PROBLEM TO WORK ON: In the listing below, identify each line with the word "this" and return those lines.

[Plotting code records]
====

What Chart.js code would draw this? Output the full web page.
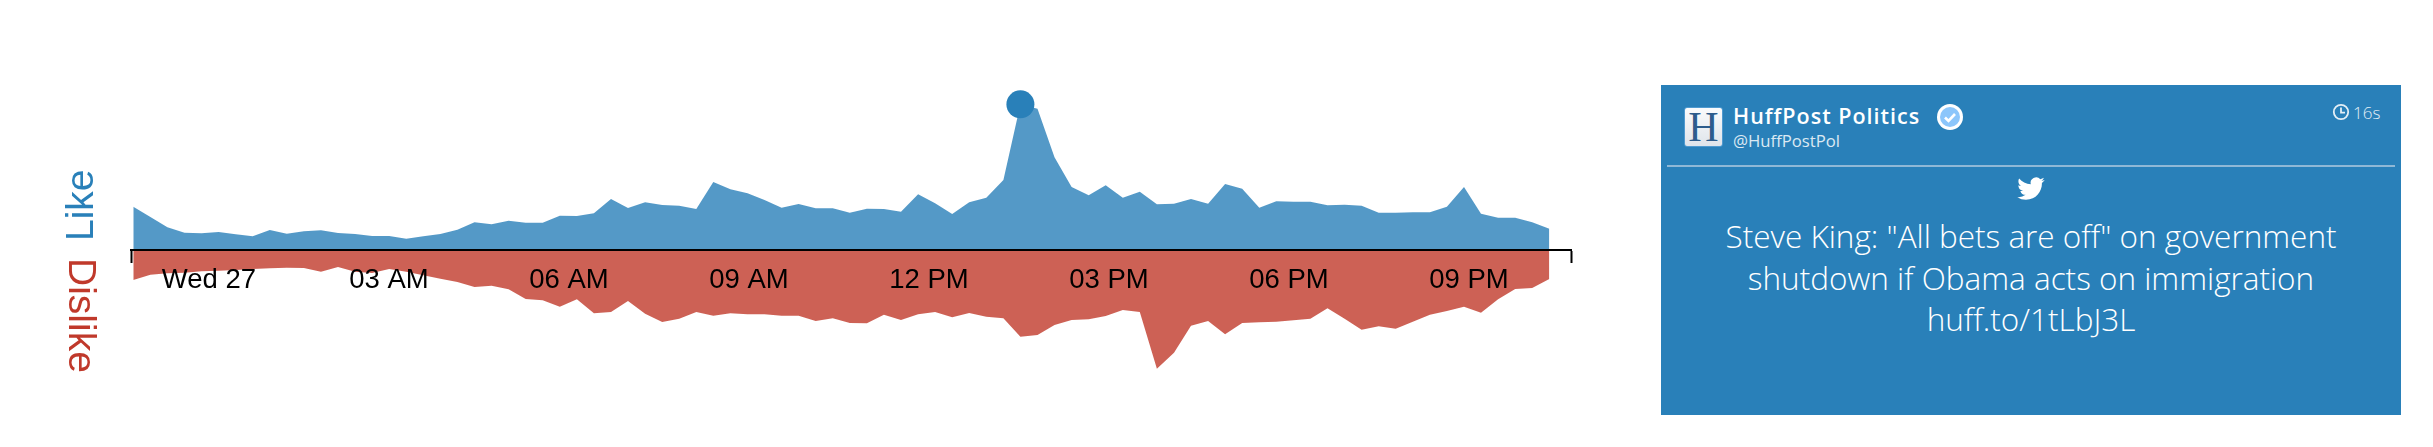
<!DOCTYPE html>
<html>
<head>
<meta charset="utf-8">
<title>Like / Dislike</title>
<script src="https://cdn.jsdelivr.net/npm/chart.js@4"></script>
<style>
html,body{margin:0;padding:0;background:#fff;width:2433px;height:447px;overflow:hidden}
#c{position:absolute;left:0;top:0}
.rot{position:absolute;font:39px/39px "Liberation Sans",Arial,sans-serif;white-space:nowrap}
#likeL{color:#2980b9;left:60px;top:241px;transform-origin:0 0;transform:rotate(-90deg)}
#disL{color:#c0392b;left:102px;top:258px;transform-origin:0 0;transform:rotate(90deg)}
#card{position:absolute;left:1661px;top:85px;width:740px;height:330px;background:#2980b9;color:#fff;font-family:"Open Sans",sans-serif}
#card>*{position:absolute}
#avatar{left:23px;top:22px;width:37px;height:38px;background:linear-gradient(#fafbfc,#dfe4ea);border:1px solid #4f9ad0;border-radius:3px;color:#2d5c8c;font:400 42px/38px "Liberation Serif",serif;text-align:center}
#name{left:72px;top:17px;font-size:21.5px;line-height:28px;font-weight:600;letter-spacing:1.0px;white-space:nowrap}
#handle{left:72px;top:45px;font-size:16.7px;line-height:22px;font-weight:400;color:#dbe9f3;white-space:nowrap}
#rule{left:6px;top:80px;width:728px;height:2px;background:#8fb8d6}
#badge{left:275px;top:18px}
#clock{left:671px;top:18px}
#age{left:692px;top:16px;font-size:17px;line-height:24px;font-weight:300;color:#e3eef6}
#bird{left:356px;top:91px}
#msg{left:0;top:130px;width:740px;text-align:center;font-size:31.5px;line-height:41.5px;font-weight:300}
</style>
</head>
<body>
<canvas id="c" width="2433" height="447"></canvas>
<div id="likeL" class="rot">Like</div>
<div id="disL" class="rot">Dislike</div>
<div id="card">
  <div id="avatar">H</div>
  <div id="name">HuffPost Politics</div>
  <div id="handle">@HuffPostPol</div>
  <svg id="badge" width="28" height="28" viewBox="0 0 28 28"><circle cx="14" cy="14" r="13" fill="#fff"/><circle cx="14" cy="14" r="10" fill="#8cc6fb"/><path d="M9 14.5l3.5 3.5 6.5-7" fill="none" stroke="#fff" stroke-width="2.6"/></svg>
  <svg id="clock" width="18" height="18" viewBox="0 0 18 18"><circle cx="9" cy="9" r="7.2" fill="none" stroke="#e3eef6" stroke-width="1.8"/><path d="M9 4.5V9.6H13" fill="none" stroke="#e3eef6" stroke-width="1.8"/></svg>
  <div id="age">16s</div>
  <div id="rule"></div>
  <svg id="bird" width="28" height="24" viewBox="0 1 24 21"><path fill="#fff" d="M23.953 4.57a10 10 0 01-2.825.775 4.958 4.958 0 002.163-2.723c-.951.555-2.005.959-3.127 1.184a4.92 4.92 0 00-8.384 4.482C7.69 8.095 4.067 6.13 1.64 3.162a4.822 4.822 0 00-.666 2.475c0 1.71.87 3.213 2.188 4.096a4.904 4.904 0 01-2.228-.616v.06a4.923 4.923 0 003.946 4.827 4.996 4.996 0 01-2.212.085 4.936 4.936 0 004.604 3.417 9.867 9.867 0 01-6.102 2.105c-.39 0-.779-.023-1.17-.067a13.995 13.995 0 007.557 2.209c9.053 0 13.998-7.496 13.998-13.985 0-.21 0-.42-.015-.63A9.935 9.935 0 0024 4.59z"/></svg>
  <div id="msg">Steve King: "All bets are off" on government<br>shutdown if Obama acts on immigration<br>huff.to/1tLbJ3L</div>
</div>
<script>
// minutes relative to Wed 27, 00:00
const times = [-75.7,-58.6,-41.6,-24.5,-7.5,9.6,26.7,43.7,60.8,77.8,94.9,112,129,146.1,163.1,180.2,197.3,214.3,231.4,248.4,265.5,282.6,299.6,316.7,333.7,350.8,367.9,384.9,402,419,436.1,453.2,470.2,487.3,504.3,521.4,538.5,555.5,572.6,589.6,606.7,623.8,640.8,657.9,674.9,692,709.1,726.1,743.2,760.2,777.3,794.4,811.4,828.5,845.5,862.6,879.7,896.7,913.8,930.8,947.9,965,982,999.1,1016.1,1033.2,1050.3,1067.3,1084.4,1101.4,1118.5,1135.6,1152.6,1169.7,1186.7,1203.8,1220.9,1237.9,1255,1272,1289.1,1306.2,1323.2,1340.3];
const like = [43.3,33,22.7,17.3,16.7,18,15.7,13.7,20,16.3,18.7,19.7,17,16,14,14,11.3,13.7,16,20.3,27.7,25.7,29.3,27.3,27.3,34.3,34,36.7,51,42,47.7,45,44.3,41,68,60.7,56.7,50,42.3,46,41.7,41.7,37.3,41.3,41,38.3,55.7,46.7,36,47.7,52.3,70,145.7,141.3,92.7,63,54.7,64.7,52.3,58.3,45.7,46.3,51,46.3,66,61.3,42.3,48.7,48.3,48.3,44.7,45.3,44.3,37.3,37.3,37.7,37.7,43.3,63,36.3,32.3,32.3,27.7,21.3];
const dislike = [30,24.7,23.3,22.7,21.3,20.7,20,19,18.3,17.7,18,21.7,17,21.7,23,19,21.7,25.3,28.7,32,37,35.7,39.3,49,50.3,56.7,49.3,63.3,62,51,63.7,72,68.7,62,65.7,63.3,64.3,64.3,65.7,65.7,71,68.3,73,73.3,64.7,70,64.3,62,67.3,63,66.7,68.3,86.7,85,75,70,69.3,66,60,62,118.7,102.7,75.7,71,84.3,73,72.3,71.7,70.3,68.7,58.3,68.7,79.7,76.3,78.7,71.7,64.7,61,56.7,62.7,49.3,39,38,29];
const tickValues = [-78,0,180,360,540,720,900,1080,1260,1362];
const tickLabels = ['','Wed 27','03 AM','06 AM','09 AM','12 PM','03 PM','06 PM','09 PM',''];
const markerIndex = 52;

const chart = new Chart(document.getElementById('c'), {
  type: 'line',
  data: {
    datasets: [
      {label:'Marker', data:[{x:times[markerIndex], y:like[markerIndex]}], showLine:false, pointRadius:14, pointHoverRadius:14, pointBackgroundColor:'#2980b9', pointBorderWidth:0, clip:false},
      {label:'Like', data:times.map((t,i)=>({x:t,y:like[i]})), fill:'origin', backgroundColor:'rgba(41,128,185,0.8)', borderWidth:0, pointRadius:0, tension:0},
      {label:'Dislike', data:times.map((t,i)=>({x:t,y:-dislike[i]})), fill:'origin', backgroundColor:'rgba(192,57,43,0.8)', borderWidth:0, pointRadius:0, tension:0}
    ]
  },
  options: {
    responsive:false, animation:false, devicePixelRatio:1,
    layout:{padding:{left:131,right:862,top:0,bottom:0}},
    plugins:{legend:{display:false},tooltip:{enabled:false}},
    scales:{
      x:{
        type:'linear', min:-78, max:1362, position:{y:0},
        afterBuildTicks:s=>{s.ticks=tickValues.map(v=>({value:v}));},
        border:{display:true,color:'#000',width:2,z:2},
        grid:{z:2,drawOnChartArea:false,drawTicks:true,tickLength:12,tickWidth:2,
          tickColor:c=>(tickLabels[c.index]===''?'#000':'rgba(0,0,0,0)')},
        ticks:{z:2,autoSkip:false,maxRotation:0,minRotation:0,padding:2,color:'#000',
          font:{family:'"Liberation Sans",Arial,sans-serif',size:27.5},
          callback:(v,i)=>tickLabels[i]}
      },
      y:{type:'linear',display:false,min:-197,max:250}
    }
  }
});
// one value unit = one pixel, zero line at pixel row 250
const area = chart.chartArea;
chart.options.scales.y.min = -(area.bottom - 250);
chart.options.scales.y.max = 250 - area.top;
chart.update();
</script>
</body>
</html>
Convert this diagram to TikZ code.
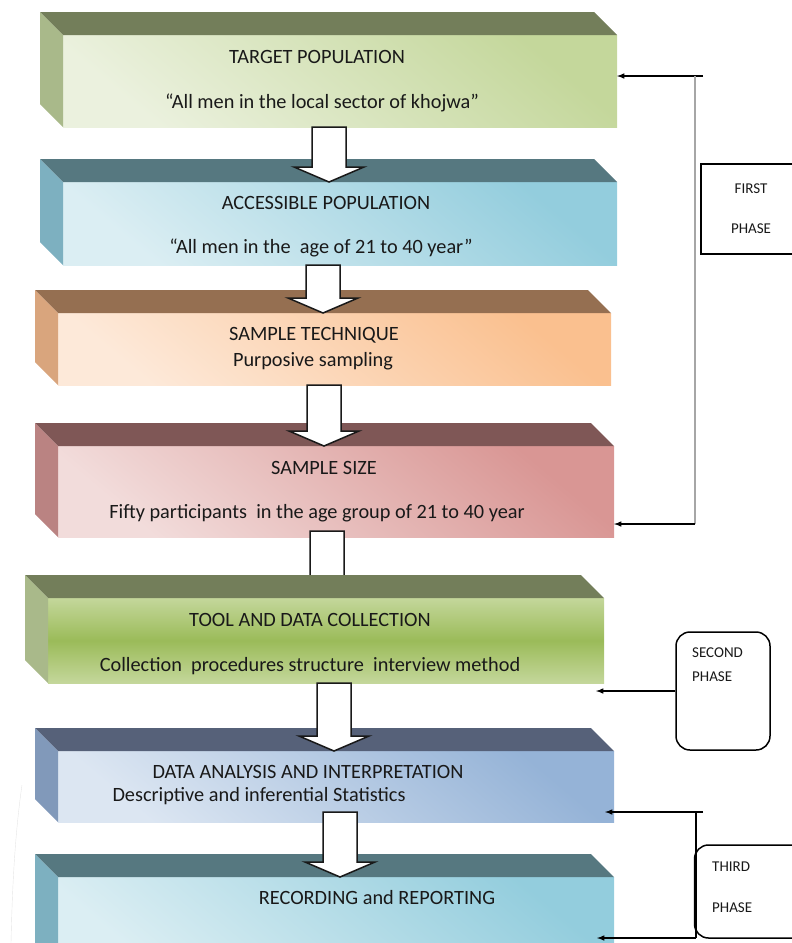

====

EXERCISE RESULT:
What Chart.js code would draw this? Output the full web page.
Convert this diagram to TikZ code.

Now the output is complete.